I'm quite new to RL and currently teaching myself how to implement different algorithms and hyper-parameters using tf_agents library.

I've been playing around with the code provided from this tutorial https://colab.research.google.com/github/tensorflow/agents/blob/master/docs/tutorials/1_dqn_tutorial.ipynb.

After learning how to use TensorBoard I've come to wonder how I can visualize a graph from tf_agents library. Every TensorBoard tutorials/posts seems to implement its own model or define tf.function to log graph. However, I just can't apply such methods to the tutorial above.

If someone can help me visualize a model graph using tf_agents in TensorBoard, it will be very much appreciated. Thanks!

Kai Yun
  • 97
  • 8

1 Answers1

5

Consider that this colab notebook is a very simple version of how TF-Agents actually works. In reality you should use the Driver to sample trajectories instead of you manually calling

agent.action(state)
env.step(action)

at every iteration.
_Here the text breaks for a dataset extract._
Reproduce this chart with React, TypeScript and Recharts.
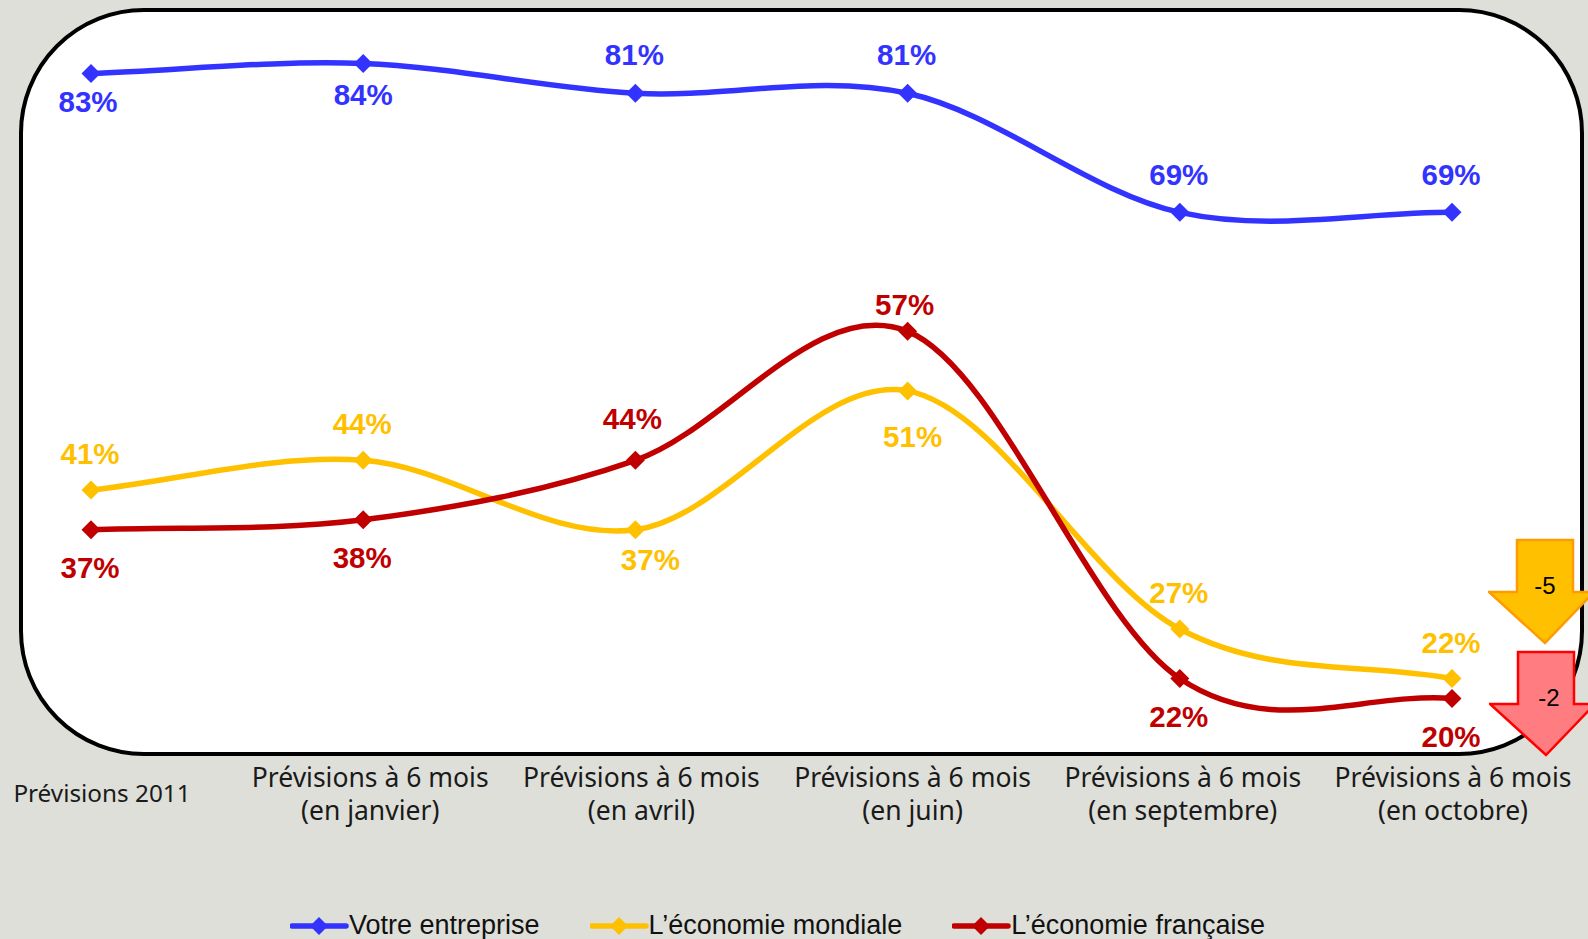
import { LineChart, Line, XAxis, YAxis, Legend } from "recharts";

const categories = [
  "Prévisions 2011",
  "Prévisions à 6 mois\n(en janvier)",
  "Prévisions à 6 mois\n(en avril)",
  "Prévisions à 6 mois\n(en juin)",
  "Prévisions à 6 mois\n(en septembre)",
  "Prévisions à 6 mois\n(en octobre)",
];
const entreprise = [83, 84, 81, 81, 69, 69];
const mondiale = [41, 44, 37, 51, 27, 22];
const francaise = [37, 38, 44, 57, 22, 20];

const BLUE = "#3333ff";
const GOLD = "#ffc000";
const RED = "#c00000";
const SANS = "'Liberation Sans', Arial, sans-serif";

// label offsets from each point
const blueOffsets = [[-3, 28], [0, 31], [-1, -39], [-1, -39], [-1, -38], [-1, -38]];
const goldOffsets = [[-1, -36], [-1, -37], [15, 30], [5, 46], [-1, -36], [-1, -36]];
const redOffsets = [[-1, 38], [-1, 38], [-3, -42], [-3, -27], [-1, 38], [-1, 38]];
const tickOffsets = [11, 7, 6, 5, 3, 1];

const chartData = categories.map((name, i) => ({
  name,
  entreprise: entreprise[i],
  mondiale: mondiale[i],
  francaise: francaise[i],
}));

// Office style smoothed line: catmull-rom tangents, 1/3 at both ends
function officeCurve(context: any) {
  let pts: number[][] = [];
  return {
    areaStart() {},
    areaEnd() {},
    lineStart() {
      pts = [];
    },
    point(x: number, y: number) {
      pts.push([+x, +y]);
    },
    lineEnd() {
      pts.forEach((p, i) => {
        if (i === 0) {
          context.moveTo(p[0], p[1]);
          return;
        }
        const p1 = pts[i - 1];
        const p0 = pts[i - 2];
        const p3 = pts[i + 1];
        const c1 = p0
          ? [p1[0] + (p[0] - p0[0]) / 6, p1[1] + (p[1] - p0[1]) / 6]
          : [p1[0] + (p[0] - p1[0]) / 3, p1[1] + (p[1] - p1[1]) / 3];
        const c2 = p3
          ? [p[0] - (p3[0] - p1[0]) / 6, p[1] - (p3[1] - p1[1]) / 6]
          : [p[0] - (p[0] - p1[0]) / 3, p[1] - (p[1] - p1[1]) / 3];
        context.bezierCurveTo(c1[0], c1[1], c2[0], c2[1], p[0], p[1]);
      });
    },
  };
}

const diamond = (cx: number, cy: number, r: number) =>
  `${cx - r},${cy} ${cx},${cy - r} ${cx + r},${cy} ${cx},${cy + r}`;

const renderDot = (color: string) => (props: any) => (
  <polygon key={props.index} points={diamond(props.cx, props.cy, 9.5)} fill={color} />
);

const renderLabel = (color: string, offsets: number[][]) => (props: any) => {
  const [dx, dy] = offsets[props.index];
  return (
    <text
      key={props.index}
      x={props.x + dx}
      y={props.y + dy}
      dy="0.35em"
      textAnchor="middle"
      fontFamily={SANS}
      fontWeight="bold"
      fontSize={29.5}
      fill={color}
    >
      {props.value}%
    </text>
  );
};

function CategoryTick({ x, y, payload, index }: any) {
  const lines = String(payload.value).split("\n");
  const single = lines.length === 1;
  const tx = x + tickOffsets[index];
  return (
    <text
      textAnchor="middle"
      fontFamily="'Noto Sans', sans-serif"
      fontSize={single ? 24.3 : 26.5}
      fill="#1a1a1a"
    >
      {single ? (
        <tspan x={tx} y={y + 46}>
          {lines[0]}
        </tspan>
      ) : (
        lines.map((line, i) => (
          <tspan key={line} x={tx} y={y + 31 + i * 33}>
            {line}
          </tspan>
        ))
      )}
    </text>
  );
}

function LegendContent({ payload }: any) {
  return (
    <div style={{ display: "flex", gap: 50, alignItems: "center", whiteSpace: "nowrap" }}>
      {(payload || []).map((item: any) => (
        <div key={item.value} style={{ display: "flex", alignItems: "center" }}>
          <svg width={59} height={20}>
            <line x1={2} x2={56} y1={10} y2={10} stroke={item.color} strokeWidth={5.5} strokeLinecap="round" />
            <polygon points={diamond(29, 10, 9)} fill={item.color} />
          </svg>
          <span style={{ fontFamily: SANS, fontSize: 27, color: "#111" }}>{item.value}</span>
        </div>
      ))}
    </div>
  );
}

function Arrow({ left, top, fill, stroke, text, textX }: any) {
  return (
    <svg width={110} height={112} style={{ position: "absolute", left, top }}>
      <polygon
        points="29,2 85,2 85,54 106,54 57,105 1,54 29,54"
        fill={fill}
        stroke={stroke}
        strokeWidth={2.5}
      />
      <text x={textX} y={56} textAnchor="middle" fontFamily={SANS} fontSize={24} fill="#000">
        {text}
      </text>
    </svg>
  );
}

export default function App() {
  return (
    <div
      style={{
        position: "absolute",
        left: 0,
        top: 0,
        width: 1588,
        height: 939,
        overflow: "hidden",
        background: "#dedfd9",
      }}
    >
      <div
        style={{
          position: "absolute",
          left: 19,
          top: 8,
          width: 1557,
          height: 740,
          background: "#fff",
          border: "4px solid #000",
          borderRadius: 125,
        }}
      />
      <div style={{ position: "absolute", left: 0, top: 0 }}>
        <LineChart
          width={1588}
          height={939}
          data={chartData}
          margin={{ top: 4, right: 136, bottom: 91, left: 91 }}
        >
          <XAxis
            dataKey="name"
            scale="point"
            padding={{ left: 0, right: 0 }}
            height={100}
            interval={0}
            axisLine={false}
            tickLine={false}
            tick={<CategoryTick />}
          />
          <YAxis hide domain={[15, 90]} />
          <Legend
            verticalAlign="middle"
            layout="horizontal"
            itemSorter={null}
            content={<LegendContent />}
            wrapperStyle={{ left: 290, top: 910, width: 1000 }}
          />
          <Line
            dataKey="entreprise"
            name="Votre entreprise"
            type={officeCurve as any}
            stroke={BLUE}
            strokeWidth={5.5}
            dot={renderDot(BLUE)}
            label={renderLabel(BLUE, blueOffsets)}
            isAnimationActive={false}
          />
          <Line
            dataKey="mondiale"
            name="L’économie mondiale"
            type={officeCurve as any}
            stroke={GOLD}
            strokeWidth={5.5}
            dot={renderDot(GOLD)}
            label={renderLabel(GOLD, goldOffsets)}
            isAnimationActive={false}
          />
          <Line
            dataKey="francaise"
            name="L’économie française"
            type={officeCurve as any}
            stroke={RED}
            strokeWidth={5.5}
            dot={renderDot(RED)}
            label={renderLabel(RED, redOffsets)}
            isAnimationActive={false}
          />
        </LineChart>
      </div>
      <Arrow left={1488} top={538} fill="#ffc000" stroke="#ff9a00" text="-5" textX={57} />
      <Arrow left={1489} top={650} fill="#ff7c80" stroke="#ff0000" text="-2" textX={60} />
    </div>
  );
}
The other advantage of the Driver is that it provides easy compatibility with all the metrics in TF-Agents.

As to your question here is how:

At the beginning of your training define a summary_writer with something like:

train_dir = os.path.join(root_dir, 'train')    
train_summary_writer = tf.summary.create_file_writer(
            train_dir, flush_millis=10000)
train_summary_writer.set_as_default()

Now everytime you call agent.train it will flush to this summary writer and its tensorboard folder train_dir.
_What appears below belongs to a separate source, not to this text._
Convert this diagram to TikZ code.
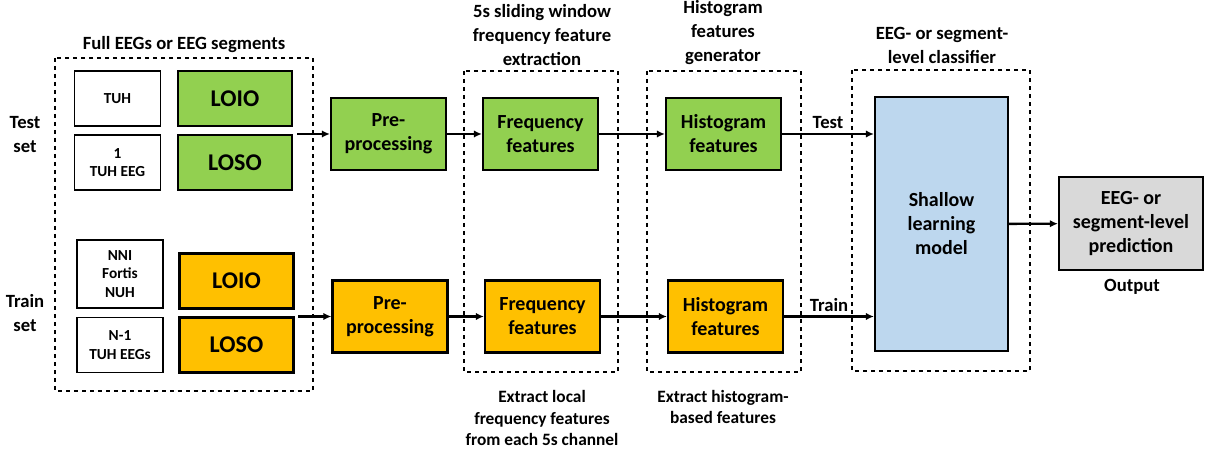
\documentclass[tikz,border=0pt]{standalone}
\usepackage{fontspec}
\setmainfont{Carlito}
\usetikzlibrary{positioning,arrows.meta}

\definecolor{testgreen}{HTML}{92D050}
\definecolor{trainorange}{HTML}{FFC000}
\definecolor{modelblue}{HTML}{BDD7EE}
\definecolor{outgray}{HTML}{D9D9D9}

\begin{document}
\begin{tikzpicture}[%
    x=0.75pt, y=-0.75pt,
    >={Latex[length=6pt,width=5.5pt]},
    every node/.style={align=center, inner sep=1pt},
    srcbox/.style={draw, line width=1.3pt, minimum width=64.5pt, minimum height=41.25pt,
                   font=\bfseries\fontsize{11.5}{14}\selectfont},
    splitbox/.style={draw, line width=1.6pt, minimum width=85.5pt, minimum height=41.25pt,
                     font=\bfseries\fontsize{18}{20}\selectfont},
    stage/.style={draw, line width=1.6pt, minimum width=86.25pt, minimum height=54pt,
                  font=\bfseries\fontsize{15}{18}\selectfont},
    group/.style={draw, dashed, line width=1.3pt},
    title/.style={font=\bfseries\fontsize{14}{18}\selectfont},
    note/.style={font=\bfseries\fontsize{13}{16}\selectfont},
    flow/.style={->, line width=1.8pt}
    ]
    \useasboundingbox (0,0) rectangle (1205,452);

    % dashed groups
    \draw[group] (55,58) rectangle (313,391);
    \draw[group] (464,71) rectangle (618,372);
    \draw[group] (647,71) rectangle (801,372);
    \draw[group] (852,70) rectangle (1030,371);

    % data splits
    \node[srcbox] (tuh) at (117.5,98.5) {TUH};
    \node[srcbox] (tuheeg) at (117.5,162.5) {1\\TUH EEG};
    \node[splitbox, fill=testgreen] (loio1) at (235,98.5) {LOIO};
    \node[splitbox, fill=testgreen] (loso1) at (235,162.5) {LOSO};
    \node[srcbox, minimum height=51pt] (nni) at (120,274) {NNI\\Fortis\\NUH};
    \node[srcbox] (tuheegs) at (120,345) {N-1\\TUH EEGs};
    \node[splitbox, fill=trainorange] (loio2) at (236.5,281) {LOIO};
    \node[splitbox, fill=trainorange] (loso2) at (236.5,345) {LOSO};

    % pipeline
    \node[stage, fill=testgreen] (pre1) at (388.5,134) {Pre-\\processing};
    \node[stage, fill=testgreen] (freq1) at (540.5,134) {Frequency\\features};
    \node[stage, fill=testgreen] (hist1) at (723.5,134) {Histogram\\features};
    \node[stage, fill=trainorange] (pre2) at (390,316.5) {Pre-\\processing};
    \node[stage, fill=trainorange] (freq2) at (542.5,316.5) {Frequency\\features};
    \node[stage, fill=trainorange] (hist2) at (725.5,316.5) {Histogram\\features};
    \node[stage, fill=modelblue, minimum width=99.75pt, minimum height=190.5pt] (shallow)
        at (941.5,224) {Shallow\\learning\\model};
    \node[stage, fill=outgray, minimum width=108pt, minimum height=69.75pt] (out)
        at (1131,223.5) {EEG- or\\segment-level\\prediction};

    % titles and notes
    \node[title] (fulltitle) at (184,45) {Full EEGs or EEG segments};
    \node[title] (testset) at (25,135) {Test\\set};
    \node[title] (trainset) at (25,313) {Train\\set};
    \node[title] (freqtitle) at (542,35) {5s sliding window\\frequency feature\\extraction};
    \node[title] (histtitle) at (723,33) {Histogram\\features\\generator};
    \node[title] (clftitle) at (942,45) {EEG- or segment-\\level classifier};
    \node[title] (outtitle) at (1132,287) {Output};
    \node[note] (freqnote) at (542,418) {Extract local\\frequency features\\from each 5s channel};
    \node[note] (histnote) at (723,407) {Extract histogram-\\based features};

    % connectors
    \coordinate (in1) at (297,134);
    \coordinate (in2) at (298,316.5);
    \draw[flow] (in1) -- (pre1);
    \draw[flow] (in2) -- (pre2);
    \draw[flow] (pre1) -- (freq1);
    \draw[flow] (pre2) -- (freq2);
    \draw[flow] (freq1) -- (hist1);
    \draw[flow] (freq2) -- (hist2);
    \draw[flow] (hist1) -- (hist1 -| shallow.west) node[title, midway, above=2pt] {Test};
    \draw[flow] (hist2) -- (hist2 -| shallow.west) node[title, midway, above=2pt] {Train};
    \draw[flow] (shallow) -- (out);

\end{tikzpicture}
\end{document}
To add some metrics into the mix simply define them with something like:

train_metrics = [
        tf_metrics.NumberOfEpisodes(),
        tf_metrics.EnvironmentSteps(),
        tf_metrics.AverageReturnMetric(buffer_size=collect_episodes_per_epoch),
        tf_metrics.AverageEpisodeLengthMetric(buffer_size=collect_episodes_per_epoch),
    ]

Pass them to the Driver as observers together with your Replay Buffer like this:

dynamic_episode_driver.DynamicEpisodeDriver(
            tf_env,
            collect_policy,
            observers=replay_observer + train_metrics,
            num_episodes=collect_episodes_per_epoch).run()

And after this log them to your summaries with:

for train_metric in train_metrics:
    train_metric.tf_summaries(train_step=epoch_counter, step_metrics=train_metrics[:2])

In case you're wondering, the step_metrics arg is to plot the last two metrics against the first two.